Tighter rules and restrictions meant Amsterdam cannabis coffeeshops did not have the same freedom as previously. Any coffee shop that broke any of the rules had their licenses revoked and could not apply for another. Nor could anyone apply for a new license on those premises. That caused a gradual but significant drop in coffeeshop numbers over the following years.
Moving Into The 2000s
Further changes came into being in 2007. Until then, coffeeshops were allowed to sell alcohol as well as cannabis. That was no longer the case and meant owners had to choose between selling either cannabis or reverting to a bar/restaurant. It was also decreed that any coffeeshop within 250 meters of a school had to close. Both rulings further reduced coffeeshop numbers.

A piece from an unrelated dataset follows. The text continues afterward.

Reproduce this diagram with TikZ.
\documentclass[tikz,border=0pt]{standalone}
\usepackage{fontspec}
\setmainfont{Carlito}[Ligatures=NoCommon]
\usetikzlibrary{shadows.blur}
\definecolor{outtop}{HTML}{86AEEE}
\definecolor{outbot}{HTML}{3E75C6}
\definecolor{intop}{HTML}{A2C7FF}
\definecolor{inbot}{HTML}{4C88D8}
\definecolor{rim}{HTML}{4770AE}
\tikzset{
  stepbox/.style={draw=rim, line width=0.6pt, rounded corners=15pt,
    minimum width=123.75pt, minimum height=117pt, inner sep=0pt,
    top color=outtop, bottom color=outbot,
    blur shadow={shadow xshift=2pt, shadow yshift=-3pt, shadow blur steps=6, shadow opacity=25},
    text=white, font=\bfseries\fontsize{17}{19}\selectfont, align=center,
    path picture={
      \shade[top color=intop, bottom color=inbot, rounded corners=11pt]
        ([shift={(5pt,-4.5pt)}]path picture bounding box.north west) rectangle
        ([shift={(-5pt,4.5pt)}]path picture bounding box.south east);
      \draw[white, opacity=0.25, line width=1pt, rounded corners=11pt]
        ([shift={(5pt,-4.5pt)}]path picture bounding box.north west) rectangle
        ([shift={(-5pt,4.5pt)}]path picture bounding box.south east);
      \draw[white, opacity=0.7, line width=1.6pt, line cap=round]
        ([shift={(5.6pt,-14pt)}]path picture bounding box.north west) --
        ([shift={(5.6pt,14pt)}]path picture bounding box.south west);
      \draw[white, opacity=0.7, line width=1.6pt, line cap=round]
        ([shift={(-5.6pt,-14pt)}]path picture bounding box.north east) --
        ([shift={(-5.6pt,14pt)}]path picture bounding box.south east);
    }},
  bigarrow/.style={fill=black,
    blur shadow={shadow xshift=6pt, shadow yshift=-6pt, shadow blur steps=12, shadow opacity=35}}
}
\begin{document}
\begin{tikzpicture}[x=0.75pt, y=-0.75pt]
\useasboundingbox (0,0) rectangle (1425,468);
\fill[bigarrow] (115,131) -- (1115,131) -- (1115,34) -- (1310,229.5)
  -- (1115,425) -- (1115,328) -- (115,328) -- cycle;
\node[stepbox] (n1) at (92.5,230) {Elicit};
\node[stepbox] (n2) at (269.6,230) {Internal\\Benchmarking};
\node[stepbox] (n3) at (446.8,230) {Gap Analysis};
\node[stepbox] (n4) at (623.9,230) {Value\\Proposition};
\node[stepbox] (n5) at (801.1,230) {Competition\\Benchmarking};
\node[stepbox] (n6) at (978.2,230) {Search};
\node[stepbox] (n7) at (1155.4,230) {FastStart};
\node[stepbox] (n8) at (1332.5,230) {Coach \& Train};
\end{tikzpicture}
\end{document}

On top of that, the government’s Project 1012 (named after the Red Light District’s Postcode) was classed as a ‘clean up’ operation, and this closed many coffeeshops and red-light windows in the area.
What Does The Future Hold?
As of 2023, it is estimated there are now around 160 coffeeshops in Amsterdam. Most of these Amsterdam cannabis coffeeshops are located in the De Wallen area (The Red Light District). While that still gives genuine weed lovers ample scope to buy and smoke a wide variety of weed in a relaxed atmosphere, this could change even further.

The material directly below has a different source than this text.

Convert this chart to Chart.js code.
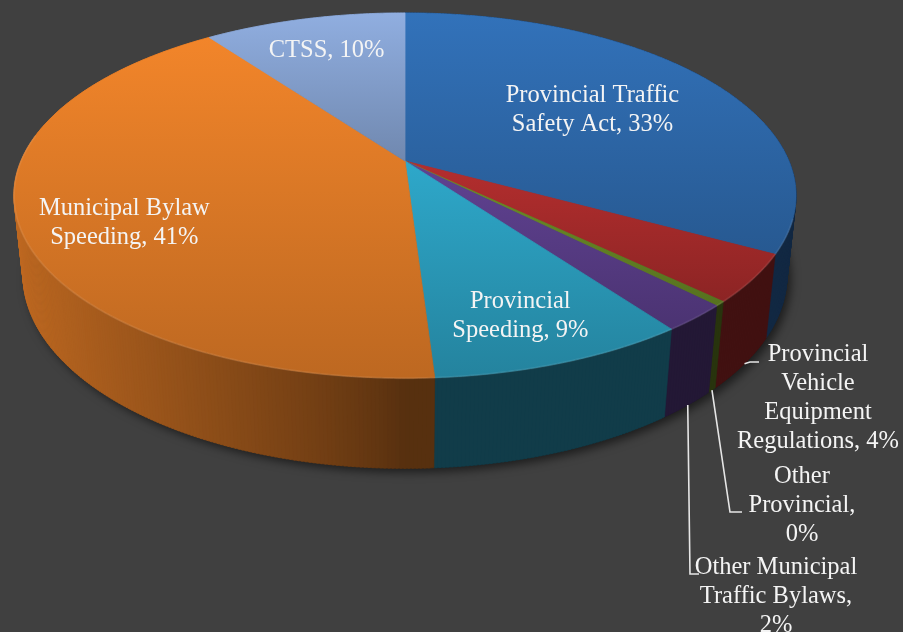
<!DOCTYPE html>
<html>
<head>
<meta charset="utf-8">
<title>Tickets by type</title>
<script src="https://cdn.jsdelivr.net/npm/chart.js@4.4.0/dist/chart.umd.min.js"></script>
<style>
html,body{margin:0;padding:0;background:#404040;overflow:hidden;}
#wrap{width:903px;height:632px;position:relative;}
#fontwarm{position:absolute;left:-1000px;top:0;font-family:"Liberation Serif",serif;font-size:24px;}
</style>
</head>
<body>
<div id="fontwarm">Provincial Traffic 0%</div>
<div id="wrap"><canvas id="pieChart" width="903" height="632"></canvas></div>
<script>
// values (share of tickets, %)
var categories=['Provincial Traffic Safety Act','Provincial Vehicle Equipment Regulations','Other Provincial','Other Municipal Traffic Bylaws','Provincial Speeding','Municipal Bylaw Speeding','CTSS'];
var shares=[33,4.2,0.4,2.4,9,41,10];
var sliceColors=['#3272ba','#b42e2e','#6e9128','#604292','#2ea8ca','#f2852a','#90aee0'];

// 3d view (pie center, radius in px, tilt, camera distance, thickness)
var view={cx:405,cy:161,F:384,tilt:27.3*Math.PI/180,D:4.7,H:0.235};

var labelFont='24.5px "Liberation Serif", Tinos, "Times New Roman", "DejaVu Serif", serif';

// where each label goes: inside ones by radius fraction, outside ones with a leader
var labelLayout=[
  {r:0.6,dx:0,dy:0,wrap:200},
  {anchor:[818,398],elbow:[750,362],end:[759,362],wrap:170},
  {anchor:[802,506],elbow:[730,512],end:[742,512],wrap:120},
  {anchor:[776,597],elbow:[690,574],end:[699,574],wrap:175},
  {r:0.8,dx:-6,dy:0,wrap:150},
  {r:0.75,dx:4,dy:15,wrap:200},
  {r:0.75,dx:0,dy:0,wrap:200}
];

function rgb(hex){
  return [parseInt(hex.substr(1,2),16),parseInt(hex.substr(3,2),16),parseInt(hex.substr(5,2),16)];
}
function shade(hex,f){
  var c=rgb(hex);
  return 'rgb('+Math.min(255,Math.round(c[0]*f))+','+Math.min(255,Math.round(c[1]*f))+','+Math.min(255,Math.round(c[2]*f))+')';
}

// theta: clockwise from the far side, r: radius fraction, h: 0 top face, -H bottom
function proj(theta,r,h){
  var x=r*Math.sin(theta), d=-r*Math.cos(theta);
  var sp=Math.sin(view.tilt), cp=Math.cos(view.tilt);
  var yv=-d*sp+h*cp;
  var zc=d*cp+h*sp;
  var s=view.D/(view.D-zc);
  return {x:view.cx+view.F*x*s, y:view.cy-view.F*yv*s, z:zc};
}

function rimLight(theta){
  var s=-Math.sin(theta);
  return 0.36+0.44*Math.pow(Math.max(0,s),0.8);
}

function wrapText(ctx,text,maxW){
  var words=text.split(' '), lines=[], cur='';
  for(var i=0;i<words.length;i++){
    var test=cur?cur+' '+words[i]:words[i];
    if(cur && ctx.measureText(test).width>maxW){
      lines.push(cur);
      cur=words[i];
    }else cur=test;
  }
  if(cur) lines.push(cur);
  return lines;
}

var pie3d={
  id:'pie3d',
  beforeDraw:function(chart){
    var ctx=chart.ctx;
    ctx.save();
    ctx.fillStyle='#404040';
    ctx.fillRect(0,0,chart.width,chart.height);
    ctx.restore();
  },
  beforeDatasetsDraw:function(chart){
    var ctx=chart.ctx;
    var arcs=chart.getDatasetMeta(0).data;
    var H=view.H, step=Math.PI/360;
    var i,t,p;

    ctx.save();

    // bottom face, only there to throw the shadow
    ctx.beginPath();
    for(t=0;t<=Math.PI*2+0.001;t+=step){
      p=proj(t,1,-H);
      if(t===0) ctx.moveTo(p.x,p.y); else ctx.lineTo(p.x,p.y);
    }
    ctx.closePath();
    ctx.shadowColor='rgba(0,0,0,0.55)';
    ctx.shadowBlur=10;
    ctx.shadowOffsetX=4;
    ctx.shadowOffsetY=4;
    ctx.fillStyle='#1a1a1a';
    ctx.fill();
    ctx.shadowColor='transparent';
    ctx.shadowBlur=0;
    ctx.shadowOffsetX=0;
    ctx.shadowOffsetY=0;

    // side wall strips, far ones first
    var strips=[];
    for(i=0;i<arcs.length;i++){
      var t0=arcs[i].startAngle+Math.PI/2, t1=arcs[i].endAngle+Math.PI/2;
      for(t=t0;t<t1;t+=step){
        var te=Math.min(t+step,t1);
        var mid=(t+te)/2;
        strips.push({a:t,b:Math.min(te+0.004,t1),mid:mid,i:i,z:proj(mid,1,0).z});
      }
    }
    strips.sort(function(a,b){return a.z-b.z;});
    strips.forEach(function(s){
      var p1=proj(s.a,1,0), p2=proj(s.b,1,0), p3=proj(s.b,1,-H), p4=proj(s.a,1,-H);
      ctx.beginPath();
      ctx.moveTo(p1.x,p1.y);
      ctx.lineTo(p2.x,p2.y);
      ctx.lineTo(p3.x,p3.y);
      ctx.lineTo(p4.x,p4.y);
      ctx.closePath();
      var col=shade(sliceColors[s.i],rimLight(s.mid));
      ctx.fillStyle=col;
      ctx.strokeStyle=col;
      ctx.lineWidth=0.6;
      ctx.fill();
      ctx.stroke();
    });

    // top faces
    for(i=0;i<arcs.length;i++){
      var a0=arcs[i].startAngle+Math.PI/2, a1=arcs[i].endAngle+Math.PI/2;
      var c=proj(0,0,0), pts=[c], ymin=c.y, ymax=c.y;
      for(t=a0;t<a1;t+=step){
        p=proj(t,1,0); pts.push(p);
      }
      pts.push(proj(a1,1,0));
      pts.forEach(function(q){ if(q.y<ymin) ymin=q.y; if(q.y>ymax) ymax=q.y; });
      ctx.beginPath();
      ctx.moveTo(pts[0].x,pts[0].y);
      for(var k=1;k<pts.length;k++) ctx.lineTo(pts[k].x,pts[k].y);
      ctx.closePath();
      var g=ctx.createLinearGradient(0,ymin,0,ymax);
      g.addColorStop(0,shade(sliceColors[i],1.0));
      g.addColorStop(1,shade(sliceColors[i],0.78));
      ctx.fillStyle=g;
      ctx.strokeStyle=g;
      ctx.lineWidth=0.8;
      ctx.fill();
      ctx.stroke();
    }

    // soft highlight on the front edge of the top
    ctx.beginPath();
    var first=true;
    for(t=Math.PI*0.6;t<=Math.PI*1.55;t+=step){
      p=proj(t,1,0);
      if(first){ctx.moveTo(p.x,p.y);first=false;} else ctx.lineTo(p.x,p.y);
    }
    ctx.strokeStyle='rgba(255,255,255,0.08)';
    ctx.lineWidth=2;
    ctx.stroke();

    // labels
    ctx.font=labelFont;
    ctx.textAlign='center';
    ctx.textBaseline='middle';
    var lineH=29;
    for(i=0;i<arcs.length;i++){
      var lay=labelLayout[i];
      var midA=(arcs[i].startAngle+arcs[i].endAngle)/2+Math.PI/2;
      var text=categories[i]+', '+Math.round(shares[i])+'%';
      var lines=wrapText(ctx,text,lay.wrap);
      var ax,ay;
      if(lay.anchor){
        var st=proj(midA,1,-H);
        ctx.beginPath();
        ctx.moveTo(st.x,st.y);
        ctx.lineTo(lay.elbow[0],lay.elbow[1]);
        ctx.lineTo(lay.end[0],lay.end[1]);
        ctx.strokeStyle='#e6e6e6';
        ctx.lineWidth=1.6;
        ctx.stroke();
        ax=lay.anchor[0]; ay=lay.anchor[1];
      }else{
        var lp=proj(midA,lay.r,0);
        ax=lp.x+lay.dx; ay=lp.y+lay.dy;
      }
      ctx.fillStyle='#f4f4f4';
      var y0=ay-(lines.length-1)*lineH/2;
      for(var j=0;j<lines.length;j++) ctx.fillText(lines[j],ax,y0+j*lineH);
    }

    ctx.restore();
    return false;
  }
};

function makeChart(){
  var ctxP=document.getElementById('pieChart').getContext('2d');
  var myPie=new Chart(ctxP,{
    type:'pie',
    data:{
      labels:categories,
      datasets:[{
        data:shares,
        backgroundColor:sliceColors,
        borderWidth:0
      }]
    },
    options:{
      responsive:false,
      animation:false,
      plugins:{
        legend:{display:false},
        tooltip:{enabled:false}
      }
    },
    plugins:[pie3d]
  });
}

if(document.fonts && document.fonts.load){
  document.fonts.load(labelFont).then(makeChart,makeChart);
}else{
  makeChart();
}
</script>
</body>
</html>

The Mayor, Femke Halsema, and her councilors are busy promoting an initiative that would ban all tourists from entering coffeeshops in Amsterdam. If that ever does go through, it would be the end of Amsterdam’s coffeeshop culture as the weed capital of Europe.
Many argue that such a harsh initiative would have a huge impact on visitor numbers and, in turn noticeably impact the city revenues. It is also stated that such a ban would simply see a massive increase in illegal street dealing. Not only in cannabis but also in harder drugs and the issues that type of activity brings.